Facts First: There is no public evidence that Smith is politically biased or a left-wing zealot. In fact, Smith was involved in previous Justice Department prosecutions against high-profile Democratic officeholders – which Trump even mentioned in his speech.
CNN senior legal analyst Elie Honig said earlier Tuesday that “the record does not at all bear out this notion that Jack Smith is partisan or Democratic-leaning,” pointing out that Smith is a career official who has served under Democratic and Republican administrations since 1994.

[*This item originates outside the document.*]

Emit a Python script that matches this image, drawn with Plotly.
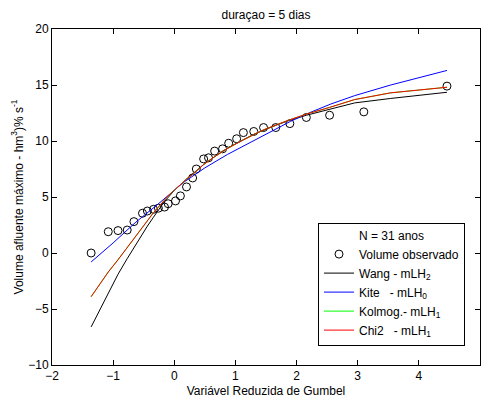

Some of Trump’s unfounded attacks against Smith stem from the activities of his wife, filmmaker Katy Chevigny. Trump alluded to Chevigny on Tuesday night – and in many of his prior diatribes – calling her an “open Trump hater,” because she donated $2,000 to the Biden campaign in 2020, and was a producer for a Netflix documentary about former first lady Michelle Obama.
Smith himself is a registered independent and hasn’t donated to Democratic campaigns.
During his time at the Justice Department, specifically when he led the public integrity section, Smith prosecuted politicians from both parties, undercutting Trump’s previous claim that Smith has a “history of targeting conservatives.” But Honig pointed out on CNN earlier Tuesday that “the three biggest cases that Jack Smith was either involved in or oversaw as a supervisor, all were ultimately failures.”
Honig cited the prosecutions against John Edwards, the 2004 Democratic vice presidential nominee, whose campaign finance case ended in a mistrial; former Virginia Gov. Bob McDonnell, a Republican, whose corruption convictions were unanimously overturned by the Supreme Court; and New Jersey Sen. Bob Menendez, a Democrat whose corruption trial also ended in a mistrial.
Trump said the collapse of the cases against McDonnell and Edwards demonstrates that Smith’s prosecutions are unjustified.
Biden’s supposed role in the indictment
Trump began the speech with an accusation that President Joe Biden is responsible for his indictment, saying that the president “had his top political opponent arrested on fake and fabricated charges” in the middle of a presidential election.